This is according to William Lawrence, regional practice lead: Fraud & Financial Crime at Statistical Analysis System (SAS). He says false insurance claims are submitted to insurance companies for various reasons, including festive season overspending and clients who have not made a claim in a long time may feel a sense of entitlement because they have been paying monthly premiums in vain.
"Increased holiday traffic, more social events – and therefore more people driving under the influence of alcohol could potentially mean more car accidents. Also, as families return home from their holiday destination they may find out that they have been burgled," explains Lawrence.
SAS, a Business Intelligence (BI) and data management company, says in January people are generally under financial pressure from having spent too much over the festive season and worry about how they're going to pay their January bills. They're then tempted to make fraudulent claims or inflate legitimate loss claims.
"For example, while claiming for a pair of sunglasses and a cellphone that was stolen out of a car, the policyholder throws in an iPad and camera, even though these may have never been in the car."Other major false claims may include staged hijackings, theft of cars and stolen laptops, adds Lawrence.
Insurance companies have a limited number of claims investigators, making it impossible to scrutinise every claim for fraud. As a solution, they may apply a claim threshold of around R20 000, he continues.
Any claim under this amount will not be reviewed and will be immediately processed for payment. This means thousands of fraudulent claims could be slipping through the cracks, amounting to huge losses, says SAS.
Claims that are higher than R20 000 will be further analysed and once a claim has been scored for high fraud propensity it will be handed over for advanced analytics investigation to certified insurance fraud examining companies such as SAS.

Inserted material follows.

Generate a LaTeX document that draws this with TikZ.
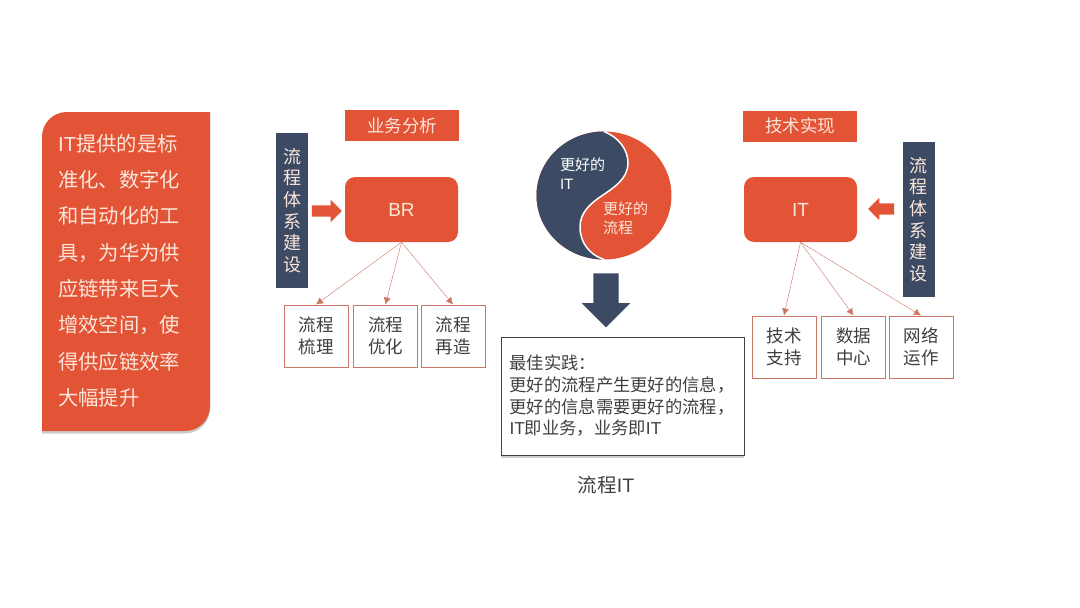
\documentclass[tikz,border=0pt]{standalone}
\usepackage{fontspec}
\setmainfont{Noto Sans CJK SC}
\newfontfamily\latfont{Liberation Sans}
\usetikzlibrary{arrows.meta, shapes.arrows, shadows}
\definecolor{flowred}{HTML}{E35436}
\definecolor{flownavy}{HTML}{3C4B63}
\definecolor{flowedge}{HTML}{CB7565}
\definecolor{flowpale}{HTML}{FBE6DC}
\definecolor{flowgray}{HTML}{404040}
\newcommand{\fsize}[2]{\fontsize{#1}{#2}\selectfont}

\begin{document}
\begin{tikzpicture}[x=1pt, y=-1pt,
    headbox/.style={fill=flowred, text=flowpale, minimum width=114pt, minimum height=31pt, inner sep=0pt, font=\fsize{17.5}{21}},
    corebox/.style={fill=flowred, text=flowpale, rounded corners=10pt, minimum width=113pt, minimum height=65pt, inner sep=0pt, font=\latfont\fsize{19}{22}},
    sidebar/.style={fill=flownavy, text=flowpale, minimum width=32pt, minimum height=155pt, inner sep=0pt, align=center, font=\fsize{18}{21.7}},
    leafbox/.style={draw=flowedge, line width=0.95pt, fill=white, text=flowgray, minimum width=64pt, minimum height=62pt, inner sep=0pt, align=center, font=\fsize{17.5}{22}},
    link/.style={draw=flowedge, -{Latex[length=7pt, width=7pt]}},
    blockarrow/.style={single arrow, fill=flowred, inner xsep=0pt, inner ysep=5.5pt, minimum height=30pt, single arrow head extend=5.5pt}]
    \useasboundingbox (0,0) rectangle (1080,608);

    % Left note
    \fill[flowred, drop shadow={shadow xshift=0pt, shadow yshift=-2.5pt, opacity=0.4}]
        (42,137) .. controls (42,123) and (53,112) .. (67,112) -- (210,112) -- (210,406)
        .. controls (210,420) and (199,431) .. (185,431) -- (42,431) -- cycle;
    \node[text=flowpale, align=left, anchor=north west, inner sep=0pt, font=\fsize{20.3}{36.3}] (note) at (58,134)
        {{\latfont IT}提供的是标\\准化、数字化\\和自动化的工\\具，为华为供\\应链带来巨大\\增效空间，使\\得供应链效率\\大幅提升};

    % Business side
    \node[headbox] (bizhead) at (402,125.5) {业务分析};
    \node[sidebar] (bizbar) at (292,210.5) {流\\程\\体\\系\\建\\设};
    \node[blockarrow] (bizarrow) at (324,211) {};
    \node[corebox] (br) at (401.5,209.5) {BR};
    \node[leafbox] (bizleafa) at (316,336) {流程\\梳理};
    \node[leafbox] (bizleafb) at (385.5,336) {流程\\优化};
    \node[leafbox] (bizleafc) at (453,336) {流程\\再造};
    \draw[link] (br.south) -- (bizleafa.north);
    \draw[link] (br.south) -- (bizleafb.north);
    \draw[link] (br.south) -- (bizleafc.north);

    % Yin and yang
    \fill[flowred] (604,195.5) ellipse (67.5 and 64);
    \fill[flownavy] (604,131.5) arc (-90:-270:67.5 and 64)
        .. controls (590,255) and (580,243) .. (580,227)
        .. controls (580,212) and (591,203) .. (603,195)
        .. controls (615,187) and (628,178) .. (628,163)
        .. controls (628,149) and (618,137) .. (604,131.5) -- cycle;
    \draw[white, line width=1.5pt] (604,259.5)
        .. controls (590,255) and (580,243) .. (580,227)
        .. controls (580,212) and (591,203) .. (603,195)
        .. controls (615,187) and (628,178) .. (628,163)
        .. controls (628,149) and (618,137) .. (604,131.5);
    \node[text=white, align=left, inner sep=0pt, font=\fsize{15}{19}] (yinlabel) at (582.5,174) {更好的\\{\latfont IT}};
    \node[text=flowpale, align=left, inner sep=0pt, font=\fsize{15}{19}] (yanglabel) at (625.5,218.5) {更好的\\流程};

    % Outcome
    \node[blockarrow, fill=flownavy, rotate=-90, minimum height=54pt, inner ysep=12.5pt, single arrow head extend=11.5pt] (downarrow) at (606,294) {};
    \node[draw=flowgray, thick, fill=white, text=flowgray, minimum width=243pt, minimum height=118pt, inner xsep=8.5pt, inner ysep=0pt, text width=226pt, align=left,
        font=\fsize{17.3}{21.7}, drop shadow={shadow xshift=0pt, shadow yshift=-2.5pt, opacity=0.4}] (best) at (622.5,396)
        {最佳实践：\\更好的流程产生更好的信息，\\更好的信息需要更好的流程，\\{\latfont IT}即业务，业务即{\latfont IT}};
    \node[text=flowgray, inner sep=0pt, font=\fsize{19.5}{23}] (caption) at (606,485) {流程{\latfont IT}};

    % Technology side
    \node[headbox] (techhead) at (800,126) {技术实现};
    \node[sidebar] (techbar) at (918.5,219.5) {流\\程\\体\\系\\建\\设};
    \node[blockarrow, rotate=180, minimum height=26pt] (techarrow) at (884,209) {};
    \node[corebox] (it) at (800.5,209.5) {IT};
    \node[leafbox] (techleafa) at (784,347) {技术\\支持};
    \node[leafbox] (techleafb) at (853.5,347) {数据\\中心};
    \node[leafbox] (techleafc) at (921,347) {网络\\运作};
    \draw[link] (it.south) -- (techleafa.north);
    \draw[link] (it.south) -- (techleafb.north);
    \draw[link] (it.south) -- (techleafc.north);
\end{tikzpicture}
\end{document}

"With advanced analytics, insurers have the ability to scrutinise every single claim by applying robust fraud rules and models. Claims with a high fraud propensity are automatically flagged," explains Lawrence.
To achieve this, SAS uses a BI insurance fraud claim detection solution called the SAS fraud framework which is aimed at identifying fraudulent insurance claims while reducing payout of fraudulent claims.
"Under this framework, the first step is to use the Master Data Management system which runs a thorough background check of the client. This process is then followed by the SAS visual analytics software which is used for BI reporting.The SAS network analysis software is then applied to scrutinise the network of peers of the client in order to determine if the client may be part of a high fraud propensity network", he reveals.
In conclusion, to lead the investigators to making the final decision based on the clients scoring results, SAS Enterprise Miner is applied. This software is a descriptive and predictive modelling which provides insight on whether the claim was fraudulent or not.
If the claim is proved to be fraudulent beyond any reasonable doubt, SAS takes the results back to the insurer and a criminal case is opened for potential prosecution by the National Prosecuting Authority in the court of law.
It is estimated that fraud costs the short-term insurance industry anything between R6 billion and R8 billion annually. Having the ability to weed out fraud means insurers won't have to compensate for losses by hiking premiums, resulting in happier, more loyal customers, says SAS.